Shell workers are being evacuated from Nigeria's Bonga oil field in the southern Niger Delta following a militant threat, a labour union official says, as the Vice President met oil majors to discuss a surge in violence.
Last week, militants attacked a Chevron facility in the impoverished Delta where tensions have been building up since authorities issued an arrest warrant in January for a former militant leader on corruption charges.
Shell has been evacuating workers from Bonga, a union official said as local media reported an unconfirmed militant attack in the area.
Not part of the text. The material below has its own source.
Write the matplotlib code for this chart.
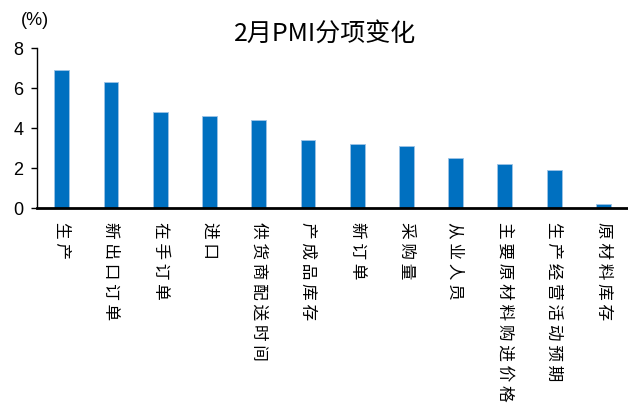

"The evacuation is being done in categories of workers and cadres," Cogent Ojobor, chairperson of the Warri branch of the Nupeng oil labour union, said on Monday. "My members are yet to be evacuated."
He gave no numbers.
A Shell spokesperson said earlier that oil output was continuing at its oil fields in Nigeria while it was monitoring the security situation.
Vice President Yemi Osinbajo met executives from Shell, France's Total, and Italy's Agip and Chevron in the evening in the capital Abuja. All declined to talk to Reuters.
"All of us as stakeholders are concerned and we have agreed to work together to ensure that production is not disrupted," said Henry Dickson, governor of the oil-producing Bayelsa state in the Delta, who took part in the meeting.
"This is a time that we cannot afford to have any disruption, not to talk of vandalism of critical national assets," he said.
In separate violence, gunmen killed four policemen travelling to Bayelsa's capital Yenagoa, police said.
A group known as the Niger Delta Avengers has claimed responsibility for the Chevron attack. The same group has said it carried out an attack on a Shell oil pipeline in February which shut down the 250,000 barrel-a-day Forcados export terminal.
Residents in the Delta have been demanding a greater share of oil revenues. Crude oil sales account for around 70 percent of national income in Nigeria but there has not been much development in the region.
President Muhammadu Buhari has extended a multimillion-dollar amnesty signed with militants in 2009 but upset them by ending generous pipeline protection contracts.
The militancy is a further challenge for a government faced with an insurgency by the Islamist militant Boko Haram group in the northeast and violent clashes between armed nomadic herdsmen and locals over land use in various parts of the country.